Determination of compressive strength of 3D polymeric lattice structure as template in powder metallurgy

Abstract

Powder metallurgy has been developed to fabricate metal foams from various materials including magnesium. One particular challenge on powder metallurgy is fabrication of highly-ordered and interconnected porous products. Pores interconnectivity is important in application of porous magnesium alloy for biodegradable orthopedic implants. Meanwhile, 3D polymeric printing technology offers capability to build precise and rapid lattice wireframe products in a simple and low-cost manner. Here, we design and validate the capability of 3D polymeric lattice as template in powder metallurgy for fabrication of magnesium-based biodegradable implants.
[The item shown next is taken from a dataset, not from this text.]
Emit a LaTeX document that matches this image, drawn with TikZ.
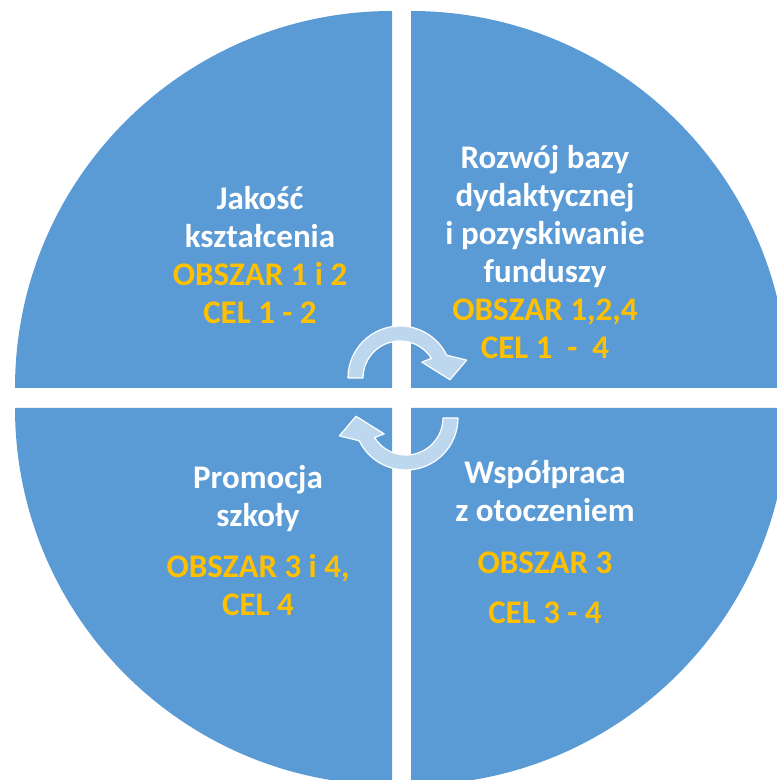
\documentclass[tikz,border=0pt]{standalone}
\usepackage{fontspec}
\setmainfont{Carlito}
\definecolor{quarterblue}{HTML}{5B9BD5}
\definecolor{goalyellow}{HTML}{FFC000}
\definecolor{cyclefill}{HTML}{BDD7EE}
\tikzset{
  quarter/.style={fill=quarterblue},
  areatext/.style={text=white, font=\bfseries\fontsize{33}{38}\selectfont,
    align=center, inner sep=0pt, anchor=north},
  cyclearrow/.style={fill=cyclefill, draw=white, line width=1.2pt, line join=round}
}
\newcommand{\goal}[1]{\textcolor{goalyellow}{#1}}
\begin{document}
\begin{tikzpicture}[x=1pt,y=1pt]
  \useasboundingbox (0,0) rectangle (777,780);
  \clip (0,0) rectangle (777,780);
  % four quarters
  \fill[quarter] (392,392) -- ++(180:377pt) arc[start angle=180, end angle=90, radius=377pt] -- cycle;
  \fill[quarter] (411,392) -- ++(90:377pt) arc[start angle=90, end angle=0, radius=377pt] -- cycle;
  \fill[quarter] (392,372) -- ++(270:377pt) arc[start angle=270, end angle=180, radius=377pt] -- cycle;
  \fill[quarter] (411,372) -- ++(0:377pt) arc[start angle=0, end angle=-90, radius=377pt] -- cycle;
  % cycle arrows
  \coordinate (ctop) at (400,402);
  \coordinate (cbot) at (406,362);
  \filldraw[cyclearrow] ([shift={(180:52pt)}]ctop) arc[start angle=180, end angle=26, radius=52pt]
    -- ([shift={(15:69pt)}]ctop) -- ([shift={(-2:50pt)}]ctop) -- ([shift={(36:27pt)}]ctop)
    -- ([shift={(32:37pt)}]ctop) arc[start angle=32, end angle=180, radius=37pt] -- cycle;
  \filldraw[cyclearrow] ([shift={(0:52pt)}]cbot) arc[start angle=0, end angle=-154, radius=52pt]
    -- ([shift={(-165:69pt)}]cbot) -- ([shift={(-182:50pt)}]cbot) -- ([shift={(-144:27pt)}]cbot)
    -- ([shift={(-148:37pt)}]cbot) arc[start angle=-148, end angle=0, radius=37pt] -- cycle;
  % texts
  \node[areatext] (quality) at (260,594) {Jakość\\kształcenia\\\goal{OBSZAR 1 i 2}\\\goal{CEL 1 - 2}};
  \node[areatext] (base) at (545,635) {Rozwój bazy\\dydaktycznej\\i pozyskiwanie\\funduszy\\\goal{OBSZAR 1,2,4}\\\goal{CEL 1~~-~~4}};
  \node[areatext] (promo) at (258,315) {Promocja\\szkoły\\[13pt]\goal{OBSZAR 3 i 4,}\\\goal{CEL 4}};
  \node[areatext] (coop) at (545,320) {Współpraca\\z otoczeniem\\[14pt]\goal{OBSZAR 3}\\[12pt]\goal{CEL 3 - 4}};
\end{tikzpicture}
\end{document}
Lattice structures were made of ABS, PLA, and PVA filaments. Lattice structures were cubical-shaped with uniform dimension and variations in pore size are included in the study. Both computational and experimental tests are performed to determine the compressive strength of the lattice structures. Uniaxial stress with uniform magnitude is applied to test the lattice structures. The resulting stress, strain, and deformation of the 3D polymeric lattice are observed. Variations in materials and pore size affect the stress, strain and deformation of the 3D polymeric lattice. Parameters can be further optimized to meet the requirement of the design and fabrication process in consideration of the tolerable stress, strain and deformation.